MSDs are conditions affecting the joints, nerves, tendons, and muscles. They're very common in the workplace and the average person suffering from MSDs takes over 17 days off work sick, according to the Health and Safety Executive.
But misinformation abounds, and can contribute to a delay in full recovery. Here are five of the biggest MSD myths and what you can do to improve your outcome.
Myth 1: I need a new desk or special equipment
Most people spend their time at work sitting down, so the finger is often pointed at desks as the culprit of musculoskeletal pain. While poor workstation ergonomics – like an unsupportive chair or sitting at an angle to your monitor - can contribute to an MSD, desks often unfairly take all the blame for painful conditions.
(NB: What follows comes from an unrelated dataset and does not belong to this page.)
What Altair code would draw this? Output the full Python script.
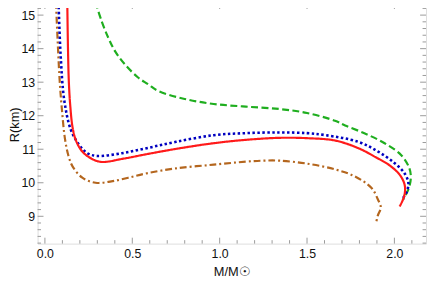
import altair as alt
import pandas as pd

# ---- data ----
red_M = [0.128, 0.132, 0.137, 0.145, 0.158, 0.177, 0.214, 0.27, 0.325, 0.45, 0.59, 0.75, 0.966, 1.15, 1.342, 1.5, 1.66, 1.79, 1.887, 1.98, 2.037, 2.06, 2.056, 2.03]
red_R = [15.39, 14.0, 13.0, 12.3, 11.66, 11.27, 10.93, 10.71, 10.62, 10.72, 10.86, 11.01, 11.18, 11.28, 11.34, 11.33, 11.26, 11.04, 10.78, 10.49, 10.19, 9.9, 9.6, 9.29]

blue_M = [0.078, 0.09, 0.111, 0.149, 0.196, 0.243, 0.30, 0.44, 0.59, 0.75, 0.966, 1.15, 1.342, 1.5, 1.605, 1.794, 1.907, 2.0, 2.057, 2.08, 2.072, 2.045]
blue_R = [15.39, 13.8, 12.45, 11.57, 11.13, 10.88, 10.80, 10.88, 11.04, 11.22, 11.42, 11.48, 11.5, 11.48, 11.42, 11.22, 10.93, 10.59, 10.29, 10.0, 9.75, 9.51]

green_M = [0.289, 0.326, 0.364, 0.402, 0.458, 0.533, 0.59, 0.647, 0.8, 0.966, 1.15, 1.342, 1.5, 1.66, 1.718, 1.831, 1.944, 2.038, 2.085, 2.094, 2.08, 2.05]
green_R = [15.39, 14.8, 14.31, 13.92, 13.53, 13.14, 12.94, 12.74, 12.5, 12.35, 12.27, 12.2, 12.08, 11.85, 11.71, 11.47, 11.18, 10.83, 10.44, 10.15, 9.8, 9.5]

brown_M = [0.063, 0.075, 0.085, 0.097, 0.115, 0.135, 0.158, 0.214, 0.29, 0.38, 0.477, 0.59, 0.75, 0.966, 1.15, 1.25, 1.342, 1.5, 1.66, 1.774, 1.868, 1.905, 1.922, 1.905, 1.895]
brown_R = [15.39, 14.0, 13.0, 12.2, 11.3, 10.8, 10.49, 10.15, 10.0, 10.04, 10.15, 10.29, 10.43, 10.54, 10.63, 10.66, 10.66, 10.57, 10.4, 10.19, 9.85, 9.51, 9.26, 9.02, 8.8]

x_major = [0.0, 0.5, 1.0, 1.5, 2.0]
x_minor = [0.1, 0.2, 0.3, 0.4, 0.6, 0.7, 0.8, 0.9, 1.1, 1.2, 1.3, 1.4, 1.6, 1.7, 1.8, 1.9, 2.1]
y_major = [9, 10, 11, 12, 13, 14, 15]
y_minor = [8.2, 8.4, 8.6, 8.8, 9.2, 9.4, 9.6, 9.8, 10.2, 10.4, 10.6, 10.8, 11.2, 11.4, 11.6, 11.8,
           12.2, 12.4, 12.6, 12.8, 13.2, 13.4, 13.6, 13.8, 14.2, 14.4, 14.6, 14.8, 15.2]

x_domain = [-0.042, 2.181]
y_domain = [8.185, 15.36]

W, H = 394, 244
FONT = "Liberation Sans"
GRAY = "#9a9a9a"

series = [
    ("brown", brown_M, brown_R, "#b4661e", [7, 3, 2, 3], 2.2),
    ("green", green_M, green_R, "#1fae1f", [7, 3.5], 2.2),
    ("blue", blue_M, blue_R, "#0000c0", [2.5, 2.5], 2.6),
    ("red", red_M, red_R, "#ff1a1a", [1, 0], 2.2),
]

xs = alt.Scale(domain=x_domain, nice=False, zero=False)
ys = alt.Scale(domain=y_domain, nice=False, zero=False)

x_axis = alt.Axis(values=x_major, format=".1f", ticks=False, domain=False, grid=False,
                  labelFontSize=12.5, labelFont=FONT, labelColor="#111", labelPadding=4,
                  title="M/M☉", titleFont=FONT, titleFontSize=13, titleFontWeight="normal",
                  titleColor="#111", titleY=28, titleBaseline="middle")
y_axis = alt.Axis(values=y_major, format="d", ticks=False, domain=False, grid=False,
                  labelFontSize=12.5, labelFont=FONT, labelColor="#111", labelPadding=3,
                  title="R(km)", titleFont=FONT, titleFontSize=13, titleFontWeight="normal",
                  titleColor="#111", titleX=-29.5, titleY=H / 2 + 1, titleBaseline="top",
                  titleAngle=270)

layers = []
for name, M, R, col, dash, sw in series:
    df = pd.DataFrame({"M": M, "R": R, "i": list(range(len(M)))})
    layers.append(
        alt.Chart(df).mark_line(color=col, strokeDash=dash, strokeWidth=sw, clip=True,
                                interpolate="catmull-rom").encode(
            x=alt.X("M:Q", scale=xs, axis=x_axis),
            y=alt.Y("R:Q", scale=ys, axis=y_axis),
            order="i:Q",
        )
    )

def xticks(vals, length):
    df = pd.DataFrame({"v": vals})
    b = alt.Chart(df).mark_rule(color=GRAY, strokeWidth=1).encode(
        x=alt.X("v:Q", scale=xs, axis=x_axis), y=alt.value(H), y2=alt.value(H - length))
    t = alt.Chart(df).mark_rule(color=GRAY, strokeWidth=1).encode(
        x=alt.X("v:Q", scale=xs, axis=x_axis), y=alt.value(0), y2=alt.value(length))
    return [b, t]

def yticks(vals, length):
    df = pd.DataFrame({"v": vals})
    l = alt.Chart(df).mark_rule(color=GRAY, strokeWidth=1).encode(
        y=alt.Y("v:Q", scale=ys, axis=y_axis), x=alt.value(0), x2=alt.value(length))
    r = alt.Chart(df).mark_rule(color=GRAY, strokeWidth=1).encode(
        y=alt.Y("v:Q", scale=ys, axis=y_axis), x=alt.value(W), x2=alt.value(W - length))
    return [l, r]

tick_layers = xticks(x_major, 6) + xticks(x_minor, 3.5) + yticks(y_major, 6) + yticks(y_minor, 3.5)

chart = alt.layer(*tick_layers, *layers).properties(
    width=W, height=H,
    autosize=alt.AutoSizeParams(type="none"),
    padding={"left": 30, "top": -7, "right": 2, "bottom": 40},
).configure_view(stroke=GRAY, strokeWidth=1).configure(background="white")

chart.save("out.html", embed_options={"renderer": "svg", "actions": False})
It’s important to be aware of the wider picture.
Sitting while we commute, when we take breaks from work and when we get home, all play their part in damaging musculoskeletal health. Reducing our sedentary behaviour can have a number of health benefits, including reducing pain. Regular exercise is a key way to prevent MSDs from occurring, so get up from your desk regularly, take a walk when you can and do what you can to fit exercise into your lifestyle.
Sleep quality can also have an effect on MSDs. A lack of good quality sleep increases cortisol levels which can exacerbate the pain people feel. Getting at least eight hours of good quality sleep per night can reduce aches and pains and can also improve concentration, focus, memory and overall performance.
Myth 2: Exercise will make it worse
People with MSDs often avoid exercise and strenuous activity in fear of aggravating their condition.
But exercise is one of the best ways to prevent and recover from an MSD, as it can strengthen muscles and joints, improving flexibility and reducing the body’s sensitivity to pain. It also helps weight management, which can lessen the risk of developing an MSD in the first place.
It’s important to carry out the right exercise plan for your individual needs, so you should consult a physiotherapist before going to the gym if you suffer from an MSD.
Myth 3: the pain is all in your head
All pain is real and based upon physiological responses. However, the pain felt isn’t always related to the level of damage to tissues of the body, which is where things get complicated. For example, paper cuts cause sharp pain, but virtually no damage.
Pain can be quite complex and involves multiple systems of the body. It is also impacted by a number of factors including overall health and fitness, levels of stress and anxiety, quality of sleep, as well as the nature of the injury.
For example, if you have a sore neck and you are suffering from stress at work, the experience of pain can be worse because the hormones and chemicals in your body associated with stress can also increase pain.
Myth 4: Smoking only affects your lungs
Not many people know that smoking has been linked to loss of muscle mass, increased muscle pain and tendon degeneration.
Weaker muscles and reduced physical fitness leaves you much more susceptible to musculoskeletal injury and make it harder to recover should an injury happen. Quit now and you’ll soon notice the benefits beyond just breathing easier.
Myth 5: Physiotherapy won’t help
There are many misconceptions about physiotherapy but it’s so much more than 'just a massage' and it can help anyone in pain, not just professional sportspeople.
Physiotherapists are experts in MSDs and are able to get to the get to the root cause of the problem. They work with individual patients to improve their pain and get them back to their normal activities. They do this by looking holistically at your symptoms and devising rehabilitation plans which will ensure improvements are made in both the short and long term. Treatments range from joint mobilisation and manipulation to soft tissue techniques and your plan may include adapting lifestyle factors such as your diet, sleep patterns and emotional wellbeing to help you avoid, manage and recover quickly from an MSD.
Check with your employer to see if you have access to physiotherapy as a workplace benefit or enquire at your local gym or health centre.